■■【税金Q&A】 ネットと消費税

 税理士・経営士 谷澤 佳彦 氏

 日本経営士協会 理事・首都圏支部長


 谷澤佳彦先生は谷澤佳彦税理士事務所の所長で、税理士業を中心にご活躍中です。

 また、最近は「日本経営士協会 首都圏支部長」として活躍なさっております。このシリーズでは税金について税理士として、ご活躍の谷澤佳彦先生、質問は経営士俵一史先生が致します。

 ※筆者詳細情報→ http://www.jmca.or.jp/meibo/pd/1065.htm?mag2

◆  ネットと消費税  ◆

 

Q:このところ消費税に関する報道記事を目にすることが多いのですが、今月はネットでの取引と消費税について教えて下さい。
 ネットで広告を出すと、その広告料は消費税の課税対象となるのですか?

A:課税対象となるものと、ならないものがあります。



Q:課税対象となる、なららない、の基準は何でしょうか?

A:サーバーが日本国内にあるか、国外にあるか、です。国内にあれば消費税の課税対象となり、国外にあれば課税対象外です。


Q:具体的に挙げていただけますか?

A:有名どころでは、アマゾンやグーグルは国外にサーバーを置くので消費税対象外、ヤフーは国内の会社が国内で運営を行っており、消費税の対象です。


Q:サーバーが国外にあるか、国内にあるかで、消費税の対象となる・ならないが分かれるなら、これから消費税率がアップすると国内にサーバーを置く広告会社は競争力を無くしませんか?

A:企業は消費税の担税者ではありません。簡単にいうと、企業は、支払った消費税を受け取った消費税から差引いて納付します。ですから一時的に消費税分の資金流出はあるものの、損益への影響はありません。消費税の担税者は我々個人です。


Q:ところで、国外からの広告は輸入扱いにならないのですか?

A:消費税法では、消費税の課税対象となる輸入は保税地域(税関と思って下さい)から貨物を引き取る場合です。ネット広告は保税地域を通りませんので、消費税の課税ができないのです。


Q:この消費税の課税可否は電子書籍においても同様ですね。国外サーバーから電子書籍を提供すると消費税の課税対象となりませんね?

A:現行の法律ではそうなります。
 電子書籍は殆どを我々消費者が購入すると思われます。消費者は同じものなら当然、消費税のかからない安いものを求めます。


Q:すると電子書籍業界においては、国内サーバーから提供する企業は価格競争力において不利になりますね?

A:そうです。
 そこで、国外にサーバーがあっても国内で電子書籍などを提供する企業に、日本の消費税を課税しようという動きがあります。

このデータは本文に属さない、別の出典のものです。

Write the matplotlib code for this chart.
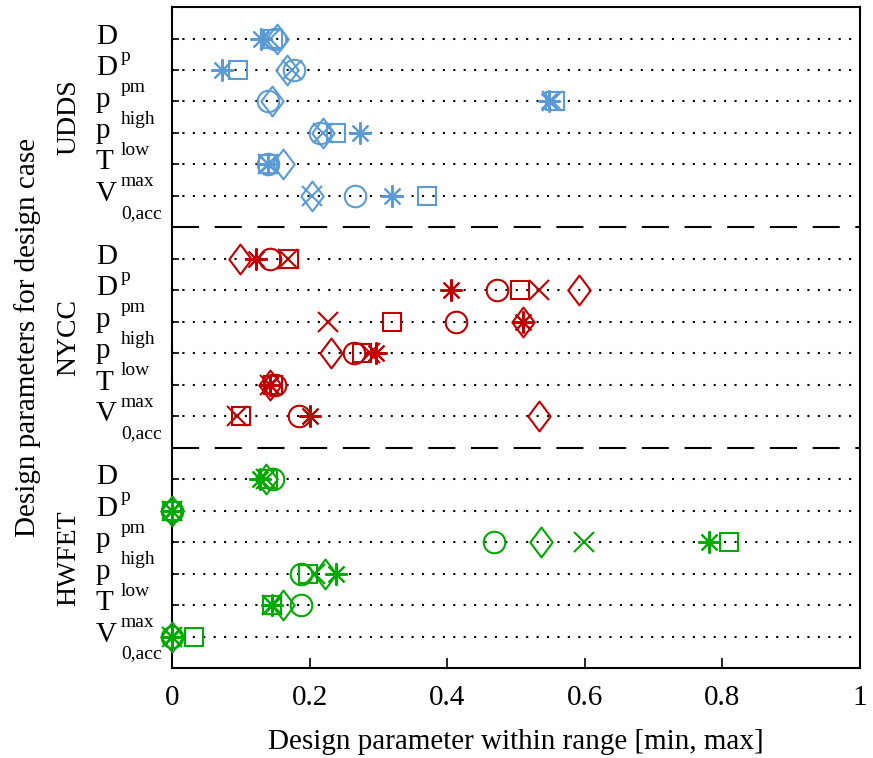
import matplotlib.pyplot as plt
import numpy as np
from matplotlib.path import Path
from matplotlib.transforms import blended_transform_factory

plt.rcParams["font.family"] = ["Liberation Serif", "DejaVu Serif"]

CASES = ["UDDS", "NYCC", "HWFET"]
CASE_COLORS = ["#5b9bd5", "#c00000", "#00aa00"]
PARAM_MAIN = ["D", "D", "p", "p", "T", "V"]
PARAM_SUB = ["p", "pm", "high", "low", "max", "0,acc"]
X_TICKS = [0, 0.2, 0.4, 0.6, 0.8, 1]
X_TICK_LABELS = ["0", "0.2", "0.4", "0.6", "0.8", "1"]

# optimum of each design parameter, scaled to its range
# order of each list: D_p, D_pm, p_high, p_low, T_max, V_0,acc
udds_star = [0.130, 0.072, 0.548, 0.273, 0.140, 0.320]
udds_circle = [0.150, 0.177, 0.140, 0.215, 0.140, 0.266]
udds_square = [0.147, 0.096, 0.557, 0.239, 0.140, 0.370]
udds_cross = [0.142, 0.174, 0.553, 0.220, 0.140, 0.203]
udds_diamond = [0.153, 0.167, 0.145, 0.219, 0.162, 0.203]

nycc_star = [0.122, 0.405, 0.510, 0.297, 0.143, 0.200]
nycc_circle = [0.142, 0.472, 0.413, 0.265, 0.150, 0.184]
nycc_square = [0.170, 0.506, 0.320, 0.276, 0.147, 0.101]
nycc_cross = [0.169, 0.534, 0.227, 0.288, 0.143, 0.095]
nycc_diamond = [0.099, 0.592, 0.510, 0.231, 0.143, 0.533]

hwfet_star = [0.128, 0.0, 0.780, 0.239, 0.145, 0.0]
hwfet_circle = [0.147, 0.0, 0.468, 0.188, 0.188, 0.0]
hwfet_square = [0.140, 0.0, 0.809, 0.198, 0.145, 0.032]
hwfet_cross = [0.137, 0.0, 0.599, 0.208, 0.145, 0.0]
hwfet_diamond = [0.137, 0.0, 0.537, 0.223, 0.161, 0.0]

SERIES = [
    [udds_star, udds_circle, udds_square, udds_cross, udds_diamond],
    [nycc_star, nycc_circle, nycc_square, nycc_cross, nycc_diamond],
    [hwfet_star, hwfet_circle, hwfet_square, hwfet_cross, hwfet_diamond],
]

# matlab-like tall diamond
diamond = Path([(0, -1), (0.75, 0), (0, 1), (-0.75, 0), (0, -1)],
               [Path.MOVETO, Path.LINETO, Path.LINETO, Path.LINETO, Path.CLOSEPOLY])
MARKERS = [((8, 2, 0), 16), ("o", 15.5), ("s", 13.5), ("x", 14), (diamond, 21.5)]

FS = 21


def main() -> None:
    fig = plt.figure(figsize=(8.73, 7.58), dpi=100)
    ax = fig.add_axes([0.197, 0.1187, 0.7881, 0.872])

    all_rows = []
    for g in range(len(CASES)):
        all_rows.extend(7 * g + 1 + np.arange(6))

    ax.hlines(all_rows, 0, 1, colors="k", linestyles=(0, (1, 4)), lw=1.5, zorder=1)
    ax.hlines([7, 14], 0, 1, colors="k", linestyles=(0, (13, 7.5)), lw=1.5, zorder=1)

    for g, color in enumerate(CASE_COLORS):
        rows = 7 * g + 1 + np.arange(6)
        for (marker, ms), vals in zip(MARKERS, SERIES[g]):
            ax.plot(vals, rows, linestyle="none", marker=marker, ms=ms,
                    mec=color, mfc="none", mew=1.5, clip_on=False, zorder=3)

    ax.set_xlim(0, 1)
    ax.set_ylim(21, 0)
    ax.set_xticks(X_TICKS)
    ax.set_xticklabels(X_TICK_LABELS)
    ax.set_yticks(all_rows)
    ax.set_yticklabels([])
    ax.tick_params(axis="x", direction="in", length=7, width=1.2, labelsize=FS, pad=12)
    ax.tick_params(axis="y", direction="in", length=5, width=1.2)
    for sp in ax.spines.values():
        sp.set_linewidth(1.5)

    trans = blended_transform_factory(ax.transAxes, ax.transData)
    for g, case in enumerate(CASES):
        rows = 7 * g + 1 + np.arange(6)
        for y, main_txt, sub_txt in zip(rows, PARAM_MAIN, PARAM_SUB):
            ax.text(-0.1105, y + 0.16, main_txt, transform=trans, fontsize=FS,
                    ha="left", va="baseline")
            ax.text(-0.0741, y + 0.70, sub_txt, transform=trans, fontsize=14,
                    ha="left", va="baseline")
        ax.text(-0.150, 7 * g + 3.5, case, transform=trans, rotation=90,
                fontsize=20, ha="center", va="center")

    ax.set_ylabel("Design parameters for design case", fontsize=FS)
    ax.yaxis.set_label_coords(-0.19, 0.5)
    ax.set_xlabel("Design parameter within range [min, max]", fontsize=FS, labelpad=13)

    fig.savefig("out.png", dpi=100)
    plt.close(fig)


if __name__ == "__main__":
    main()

Q:国外にサーバーがあり、国内に営業所などがない会社から提供されるものに対して、日本はどう課税できるのですか?

A:日本で役務提供する国外企業に、日本で税務登録をさせて課税するようにしようとしていますが、具体的にはまだ検討段階です。


Q:今後の展開を見守ります。ありがとうございました。